• [Work to do]: Pictures do not belong in your copy. Repeat all the other data exactly.

• [Available data]:
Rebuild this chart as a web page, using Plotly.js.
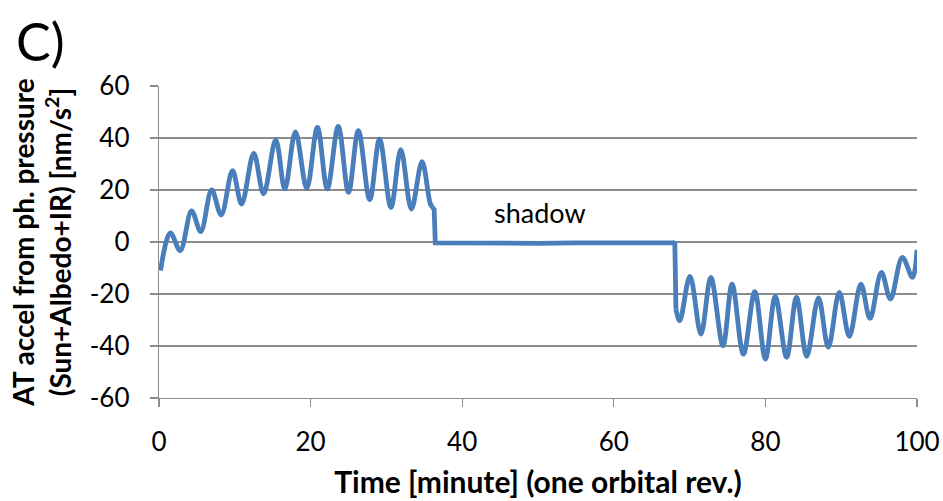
<!DOCTYPE html>
<html>
<head>
<meta charset="utf-8">
<script src="https://cdn.plot.ly/plotly-3.0.1.min.js"></script>
<style>html,body{margin:0;padding:0;background:#fff;}#chart{width:943px;height:501px;}</style>
</head>
<body>
<div id="chart"></div>
<script>
// Sunlit arc before shadow (peaks / troughs)
const sunX = [0.2, 1.5, 2.8, 4.3, 5.5, 6.95, 8.2, 9.7, 10.9, 12.5, 13.8, 15.4, 16.6, 18.0, 19.5, 20.9, 22.2, 23.65, 25.0, 26.3, 27.8, 29.1, 30.6, 31.9, 33.3, 34.7, 35.8, 36.1];
const sunY = [-11, 3.5, -3.3, 12.0, 4.0, 20.0, 10.4, 27.4, 14.6, 34.1, 18.5, 39.3, 20.4, 42.3, 20.6, 44.1, 20.4, 44.5, 19.1, 42.8, 16.3, 39.6, 13.3, 35.5, 12.7, 30.9, 14.6, 13.3];
// Shadow (eclipse) part
const shadowX = [36.1, 36.3, 36.45, 40, 45, 50, 55, 60, 65, 67.9, 68.05, 68.2];
const shadowY = [13.3, 12.5, -0.3, -0.4, -0.3, -0.5, -0.3, -0.4, -0.3, -0.3, 0, -26];
// Sunlit arc after shadow
const sun2X = [68.2, 68.7, 70.05, 71.5, 72.8, 74.4, 75.6, 77.1, 78.6, 80.0, 81.3, 82.8, 84.1, 85.45, 87.0, 88.3, 89.75, 91.07, 92.6, 93.8, 95.3, 96.5, 98.06, 99.4, 100];
const sun2Y = [-26, -30.3, -13.2, -35.4, -13.6, -39.9, -16.2, -43.1, -19.1, -45.0, -21.0, -44.3, -21.3, -44.0, -21.5, -40.5, -19.4, -36.3, -16.2, -29.4, -11.7, -21.9, -5.9, -13.6, -3.0];

const xTickVals = [0, 20, 40, 60, 80, 100];
const xTickLabels = ['0', '20', '40', '60', '80', '100'];
const yTickVals = [-60, -40, -20, 0, 20, 40, 60];
const yTickLabels = ['-60', '-40', '-20', '0', '20', '40', '60'];

const lineColor = '#4a7ebb';
const gridColor = '#8c8c8c';
const FONT = 'Lato, "Open Sans", sans-serif';

const traces = [
  {x: sunX, y: sunY, mode: 'lines', line: {color: lineColor, width: 4.8, shape: 'spline', smoothing: 1}, showlegend: false, hoverinfo: 'skip'},
  {x: shadowX, y: shadowY, mode: 'lines', line: {color: lineColor, width: 4.8, shape: 'linear'}, showlegend: false, hoverinfo: 'skip'},
  {x: sun2X, y: sun2Y, mode: 'lines', line: {color: lineColor, width: 4.8, shape: 'spline', smoothing: 1}, showlegend: false, hoverinfo: 'skip'}
];

const layout = {
  width: 943, height: 501,
  margin: {l: 159, r: 26, t: 86, b: 103},
  paper_bgcolor: '#fff', plot_bgcolor: '#fff',
  font: {family: FONT, color: '#000'},
  xaxis: {
    range: [0, 100], tickvals: xTickVals, ticktext: xTickLabels,
    showgrid: false, zeroline: false, showline: true, linecolor: gridColor, linewidth: 1.3,
    ticks: 'outside', ticklen: 8, tickcolor: gridColor, tickwidth: 1.3,
    tickfont: {size: 26, family: FONT, color: '#000'}, ticklabelstandoff: 12,
    title: {text: 'Time [minute] (one orbital rev.)', font: {size: 30, family: FONT, color: '#000', weight: 'bold'}, standoff: 16},
    automargin: false
  },
  yaxis: {
    range: [-60, 60], tickvals: yTickVals, ticktext: yTickLabels,
    showgrid: true, gridcolor: gridColor, gridwidth: 1.3, zeroline: false,
    showline: true, linecolor: gridColor, linewidth: 1.3,
    ticks: 'outside', ticklen: 8, tickcolor: gridColor, tickwidth: 1.3,
    tickfont: {size: 26, family: FONT, color: '#000'}, ticklabelstandoff: 15,
    title: {text: 'AT accel from ph. pressure<br>(Sun+Albedo+IR) [nm/s<sup>2</sup>]', font: {size: 28, family: FONT, color: '#000', weight: 'bold'}, standoff: 10},
    automargin: false
  },
  annotations: [
    {x: 50.3, y: 11.5, xref: 'x', yref: 'y', text: 'shadow', showarrow: false, xanchor: 'center', yanchor: 'middle', font: {size: 27, family: FONT, color: '#000'}},
    {x: (14 - 159) / 758, y: 1 + (86 - 8) / 312, xref: 'paper', yref: 'paper', text: 'C)', showarrow: false, xanchor: 'left', yanchor: 'top', font: {size: 52, family: FONT, color: '#000'}}
  ]
};

Plotly.newPlot('chart', traces, layout, {staticPlot: true, displayModeBar: false});
</script>
</body>
</html>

• [Final answer]:
Rebuild this chart as a web page, using Plotly.js.
<!DOCTYPE html>
<html>
<head>
<meta charset="utf-8">
<script src="https://cdn.plot.ly/plotly-3.0.1.min.js"></script>
<style>html,body{margin:0;padding:0;background:#fff;}#chart{width:943px;height:501px;}</style>
</head>
<body>
<div id="chart"></div>
<script>
// Sunlit arc before shadow (peaks / troughs)
const sunX = [0.2, 1.5, 2.8, 4.3, 5.5, 6.95, 8.2, 9.7, 10.9, 12.5, 13.8, 15.4, 16.6, 18.0, 19.5, 20.9, 22.2, 23.65, 25.0, 26.3, 27.8, 29.1, 30.6, 31.9, 33.3, 34.7, 35.8, 36.1];
const sunY = [-11, 3.5, -3.3, 12.0, 4.0, 20.0, 10.4, 27.4, 14.6, 34.1, 18.5, 39.3, 20.4, 42.3, 20.6, 44.1, 20.4, 44.5, 19.1, 42.8, 16.3, 39.6, 13.3, 35.5, 12.7, 30.9, 14.6, 13.3];
// Shadow (eclipse) part
const shadowX = [36.1, 36.3, 36.45, 40, 45, 50, 55, 60, 65, 67.9, 68.05, 68.2];
const shadowY = [13.3, 12.5, -0.3, -0.4, -0.3, -0.5, -0.3, -0.4, -0.3, -0.3, 0, -26];
// Sunlit arc after shadow
const sun2X = [68.2, 68.7, 70.05, 71.5, 72.8, 74.4, 75.6, 77.1, 78.6, 80.0, 81.3, 82.8, 84.1, 85.45, 87.0, 88.3, 89.75, 91.07, 92.6, 93.8, 95.3, 96.5, 98.06, 99.4, 100];
const sun2Y = [-26, -30.3, -13.2, -35.4, -13.6, -39.9, -16.2, -43.1, -19.1, -45.0, -21.0, -44.3, -21.3, -44.0, -21.5, -40.5, -19.4, -36.3, -16.2, -29.4, -11.7, -21.9, -5.9, -13.6, -3.0];

const xTickVals = [0, 20, 40, 60, 80, 100];
const xTickLabels = ['0', '20', '40', '60', '80', '100'];
const yTickVals = [-60, -40, -20, 0, 20, 40, 60];
const yTickLabels = ['-60', '-40', '-20', '0', '20', '40', '60'];

const lineColor = '#4a7ebb';
const gridColor = '#8c8c8c';
const FONT = 'Lato, "Open Sans", sans-serif';

const traces = [
  {x: sunX, y: sunY, mode: 'lines', line: {color: lineColor, width: 4.8, shape: 'spline', smoothing: 1}, showlegend: false, hoverinfo: 'skip'},
  {x: shadowX, y: shadowY, mode: 'lines', line: {color: lineColor, width: 4.8, shape: 'linear'}, showlegend: false, hoverinfo: 'skip'},
  {x: sun2X, y: sun2Y, mode: 'lines', line: {color: lineColor, width: 4.8, shape: 'spline', smoothing: 1}, showlegend: false, hoverinfo: 'skip'}
];

const layout = {
  width: 943, height: 501,
  margin: {l: 159, r: 26, t: 86, b: 103},
  paper_bgcolor: '#fff', plot_bgcolor: '#fff',
  font: {family: FONT, color: '#000'},
  xaxis: {
    range: [0, 100], tickvals: xTickVals, ticktext: xTickLabels,
    showgrid: false, zeroline: false, showline: true, linecolor: gridColor, linewidth: 1.3,
    ticks: 'outside', ticklen: 8, tickcolor: gridColor, tickwidth: 1.3,
    tickfont: {size: 26, family: FONT, color: '#000'}, ticklabelstandoff: 12,
    title: {text: 'Time [minute] (one orbital rev.)', font: {size: 30, family: FONT, color: '#000', weight: 'bold'}, standoff: 16},
    automargin: false
  },
  yaxis: {
    range: [-60, 60], tickvals: yTickVals, ticktext: yTickLabels,
    showgrid: true, gridcolor: gridColor, gridwidth: 1.3, zeroline: false,
    showline: true, linecolor: gridColor, linewidth: 1.3,
    ticks: 'outside', ticklen: 8, tickcolor: gridColor, tickwidth: 1.3,
    tickfont: {size: 26, family: FONT, color: '#000'}, ticklabelstandoff: 15,
    title: {text: 'AT accel from ph. pressure<br>(Sun+Albedo+IR) [nm/s<sup>2</sup>]', font: {size: 28, family: FONT, color: '#000', weight: 'bold'}, standoff: 10},
    automargin: false
  },
  annotations: [
    {x: 50.3, y: 11.5, xref: 'x', yref: 'y', text: 'shadow', showarrow: false, xanchor: 'center', yanchor: 'middle', font: {size: 27, family: FONT, color: '#000'}},
    {x: (14 - 159) / 758, y: 1 + (86 - 8) / 312, xref: 'paper', yref: 'paper', text: 'C)', showarrow: false, xanchor: 'left', yanchor: 'top', font: {size: 52, family: FONT, color: '#000'}}
  ]
};

Plotly.newPlot('chart', traces, layout, {staticPlot: true, displayModeBar: false});
</script>
</body>
</html>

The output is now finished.